The markets which are still around today are those that survived two world wars, a great depression, the revolutions of the early 1800's, and the communist revolutions of the 1930's. Many of the stock markets that existed 200 years ago simply don't exist now--those that managed to survive did well, especially those that managed, like Canada and America, to avoid the devastation of the world wars. But how could anyone have known back then which would survive? Even many nations that did survive, like France, met with dismal returns over a 200 year period due to the hardships encountered.

The long-term return of the Canadian and American stock market is survivorship bias. The average stock market over that time period did not post similar returns primarily because they experienced hardships not experienced in Canada or the United States. There is no way to know, going forward, which of the worlds markets--if any--will post the same kinds of returns. The past performance of the American stock market is no indication of future returns.

Does this mean historical data is useless? No. But it isn't as simple as looking at the past performance. If you look at the past volatility, how much the stock or fund bounced around, you can gain some appreciation as to the risk you are taking. In general, the more volatile a fund or stock, the higher the expected return should be, because you get paid to take on risk.

Good past returns may mean poor future returns

There's something even more fundamental here, too: A company that has had a major run up is likely now a safe bet. It was a startup, but now it's a proven business; or it was a basket-case, but it's been turned around. You get paid to take these kinds of risks--those who invest at the darkest hour are well rewarded on the turnaround. Those who invest once the company is safe and sound get much more modest returns. What this means is that frequently excellent past performance indicates poor future returns. If the company or fund or market is not now over-valued, at they very least it has become a safe bet.

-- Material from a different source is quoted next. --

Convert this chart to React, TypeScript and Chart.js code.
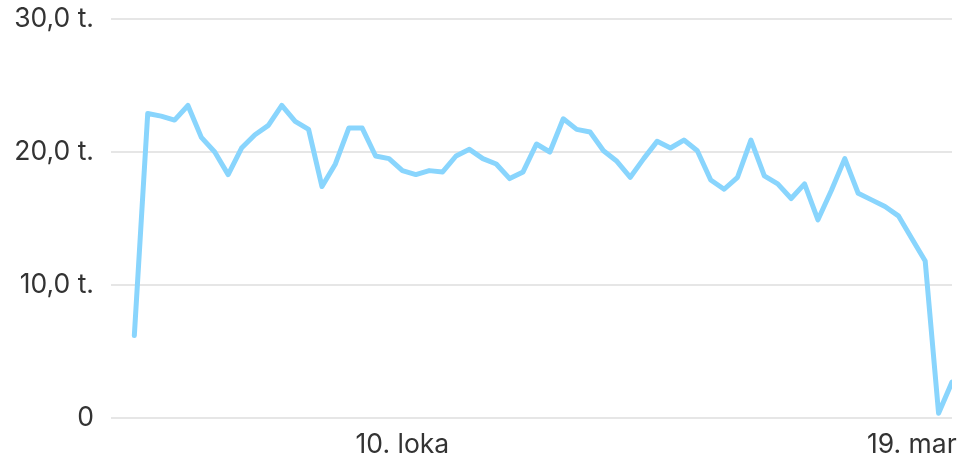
import React, { useEffect, useRef } from "react";
import { Chart, registerables } from "chart.js";

Chart.register(...registerables);

const values: number[] = [
  6.2, 22.9, 22.7, 22.4, 23.5, 21.1, 20.0, 18.3, 20.3, 21.3,
  22.0, 23.5, 22.3, 21.7, 17.4, 19.1, 21.8, 21.8, 19.7, 19.5,
  18.6, 18.3, 18.6, 18.5, 19.7, 20.2, 19.5, 19.1, 18.0, 18.5,
  20.6, 20.0, 22.5, 21.7, 21.5, 20.1, 19.3, 18.1, 19.5, 20.8,
  20.3, 20.9, 20.1, 17.9, 17.2, 18.1, 20.9, 18.2, 17.6, 16.5,
  17.6, 14.9, 17.1, 19.5, 16.9, 16.4, 15.9, 15.2, 13.5, 11.8,
  0.35, 2.7,
];

const xTickIndexes: number[] = [20, 58];
const xTickLabels: string[] = ["10. loka", "19. mar"];
const yTickValues: number[] = [0, 10, 20, 30];
const yTickLabels: string[] = ["0", "10,0 t.", "20,0 t.", "30,0 t."];

export default function App() {
  const ref = useRef<HTMLCanvasElement | null>(null);

  useEffect(() => {
    document.body.style.margin = "0";
    if (!ref.current) return;
    const font = { family: "Inter, 'Liberation Sans', Arial, sans-serif", size: 26.5 };
    const chart = new Chart(ref.current, {
      type: "line",
      data: {
        datasets: [
          {
            data: values.map((v, i) => ({ x: i, y: v })),
            borderColor: "rgb(137, 213, 253)",
            borderWidth: 5,
            pointRadius: 0,
            tension: 0,
            borderJoinStyle: "round",
            borderCapStyle: "round",
            fill: false,
          },
        ],
      },
      options: {
        animation: false,
        responsive: false,
        maintainAspectRatio: false,
        layout: { padding: { top: 19, right: 17, left: 0, bottom: 0 } },
        plugins: { legend: { display: false }, tooltip: { enabled: false } },
        scales: {
          x: {
            type: "linear",
            min: -1.74,
            max: 61,
            grid: { display: false },
            border: { display: false },
            afterBuildTicks: (axis: any) => {
              axis.ticks = xTickIndexes.map((v) => ({ value: v }));
            },
            afterFit: (axis: any) => {
              axis.height = 43;
              axis.paddingLeft = 0;
              axis.paddingRight = 0;
            },
            ticks: {
              autoSkip: false,
              maxRotation: 0,
              padding: 3,
              color: "#333",
              font,
              callback: (value: any) => {
                const i = xTickIndexes.indexOf(Number(value));
                return i >= 0 ? xTickLabels[i] : "";
              },
            },
          },
          y: {
            min: 0,
            max: 30,
            grid: { color: "#e6e6e6", lineWidth: 2, drawTicks: false },
            border: { display: false },
            afterBuildTicks: (axis: any) => {
              axis.ticks = yTickValues.map((v) => ({ value: v }));
            },
            afterFit: (axis: any) => {
              axis.width = 111;
              axis.paddingTop = 0;
              axis.paddingBottom = 0;
            },
            ticks: {
              padding: 17,
              color: "#333",
              font,
              callback: (value: any) => {
                const i = yTickValues.indexOf(Number(value));
                return i >= 0 ? yTickLabels[i] : "";
              },
            },
          },
        },
      },
    });
    return () => chart.destroy();
  }, []);

  return (
    <div style={{ width: 969, height: 461, position: "relative" }}>
      <canvas ref={ref} width={969} height={461} style={{ display: "block", width: 969, height: 461 }} />
    </div>
  );
}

Similarly, a hundred years ago Canada and the United States were still developing economies fraught with risk and peril for investors. Who knew they'd grow into stable, mature world leaders? The effect of that transition was impressive stock market returns--but we are now mature economies, we cannot transition from developing to developed status again.Once again, past returns are no indication of the future.

The efficient market hypothesis

It gets worse. With so many stock analysts fed by so many sources of information poring over the value of every fund and stock there is, as soon as something becomes known about a security--or even suspected--people immediately act on it. If you knew the price was going to go up tommorow, you would start buying like crazy--and your very buying would drive the price up today. Everything that everyone knows or even suspects or guesses at has already been included in the current price of the stock. This is called the "efficient market hypothesis" -- the idea that information is rapidly included in a stock price. The best estimate of tommorow's price is today's price (plus interest).

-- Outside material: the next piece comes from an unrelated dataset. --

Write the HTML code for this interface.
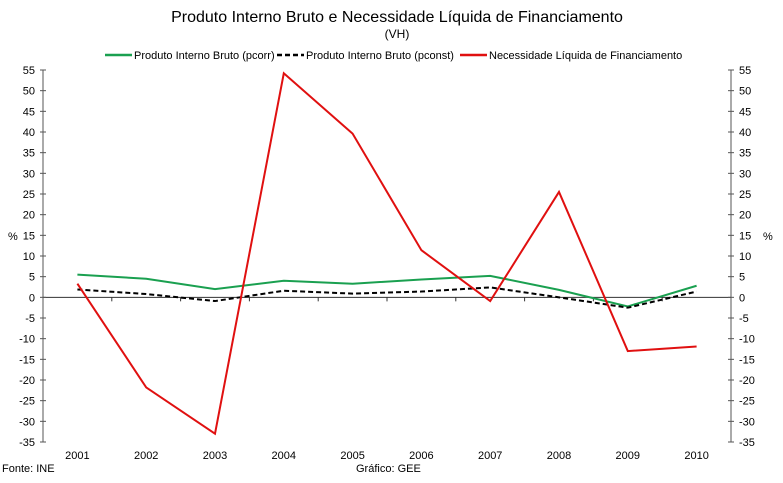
<!DOCTYPE html>
<html><head><meta charset="utf-8"><style>
body{margin:0;background:#fff;font-family:"Liberation Sans",Arial,sans-serif;}
svg text{font-family:"Liberation Sans",Arial,sans-serif;font-size:11px;fill:#000;}
</style></head><body>
<svg id="chart" width="783" height="478" xmlns="http://www.w3.org/2000/svg">
<text x="397" y="22" text-anchor="middle" style="font-size:16px">Produto Interno Bruto e Necessidade Líquida de Financiamento</text>
<text x="397" y="38" text-anchor="middle" style="font-size:12px">(VH)</text>
<g>
<line x1="105" y1="55" x2="132" y2="55" stroke="#1aa050" stroke-width="2.5"/>
<text x="134" y="59">Produto Interno Bruto (pcorr)</text>
<line x1="277" y1="55" x2="304" y2="55" stroke="#000" stroke-width="2.5" stroke-dasharray="5,3"/>
<text x="306" y="59">Produto Interno Bruto (pconst)</text>
<line x1="460" y1="55" x2="487" y2="55" stroke="#e01010" stroke-width="2.5"/>
<text x="489" y="59">Necessidade Líquida de Financiamento</text>
</g>
<g id="axes"></g>
<g id="series"></g>
<text x="8" y="240">%</text>
<text x="763" y="240">%</text>
<text x="2" y="472">Fonte: INE</text>
<text x="356" y="472">Gráfico: GEE</text>
</svg>
<script>
const categories=["2001","2002","2003","2004","2005","2006","2007","2008","2009","2010"];
const pcorr=[5.5,4.5,2.0,4.0,3.3,4.3,5.2,1.8,-2.2,2.8];
const pconst=[1.9,0.8,-0.9,1.6,0.9,1.4,2.4,0.0,-2.5,1.4];
const nlf=[3.3,-21.8,-33.0,54.2,39.6,11.4,-0.9,25.5,-13.0,-11.9];
const yTicks=[55,50,45,40,35,30,25,20,15,10,5,0,-5,-10,-15,-20,-25,-30,-35];
const NS="http://www.w3.org/2000/svg";
const L=43,R=731,T=70,B=442,yMin=-35,yMax=55;
const step=(R-L)/categories.length;
function x(i){return L+step*(i+0.5);}
function y(v){return B-(v-yMin)/(yMax-yMin)*(B-T);}
function mk(tag,attrs,parent){const e=document.createElementNS(NS,tag);for(const k in attrs)e.setAttribute(k,attrs[k]);parent.appendChild(e);return e;}
const ax=document.getElementById('axes');
let e=mk('line',{x1:L,y1:T,x2:L,y2:B,stroke:'#555'},ax);


e=mk('line',{x1:R,y1:T,x2:R,y2:B,stroke:'#555'},ax);


e=mk('line',{x1:L,y1:y(0),x2:R,y2:y(0),stroke:'#333'},ax);


yTicks.forEach(v=>{
  mk('line',{x1:L-3,y1:y(v),x2:L+3,y2:y(v),stroke:'#555'},ax);
  mk('line',{x1:R-3,y1:y(v),x2:R+3,y2:y(v),stroke:'#555'},ax);
  let t=mk('text',{x:L-8,y:y(v)+4,'text-anchor':'end'},ax);t.textContent=v;
  
  
  t=mk('text',{x:R+8,y:y(v)+4},ax);t.textContent=v;
  
  
});
categories.forEach((c,i)=>{
  if(i>0)mk('line',{x1:L+step*i,y1:y(0),x2:L+step*i,y2:y(0)+4,stroke:'#333'},ax);
  const t=mk('text',{x:x(i),y:459,'text-anchor':'middle'},ax);t.textContent=c;
  
  
});
const sg=document.getElementById('series');
function line(data,color,dash,name){
  const p=mk('polyline',{points:data.map((v,i)=>x(i)+','+y(v)).join(' '),fill:'none',stroke:color,'stroke-width':2},sg);
  if(dash)p.setAttribute('stroke-dasharray',dash);
  
  
}
line(pcorr,'#1aa050',null,'series-pib-pcorr');
line(pconst,'#000','5,3','series-pib-pconst');
line(nlf,'#e01010',null,'series-nlf');
</script>
</body></html>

What does all that mean when you're looking at the historical prices of a stock or a market? What it means is that anything that you could have learned by looking at the past performance of the stock has already been included in the price. If the past were some proof that the stock would go up in value then it already has gone up in value, that effect is "used up".

So what should you do?

What should you do then? Here's the standard advice that goes with the above analysis: Determine your risk level. Invest in a diversified basket of securities that matches that risk level--some split of stocks and short-term bonds. Either ignore the long-run historical data, or bet against it. In theory it's possible to increase your return by preferring those stocks and markets that have been falling in value or doing worse than average, the opposite of the conventional advice. But realize when you do this that this means picking out companies and markets that are in trouble--you get the higher return only by increasing the risk you take.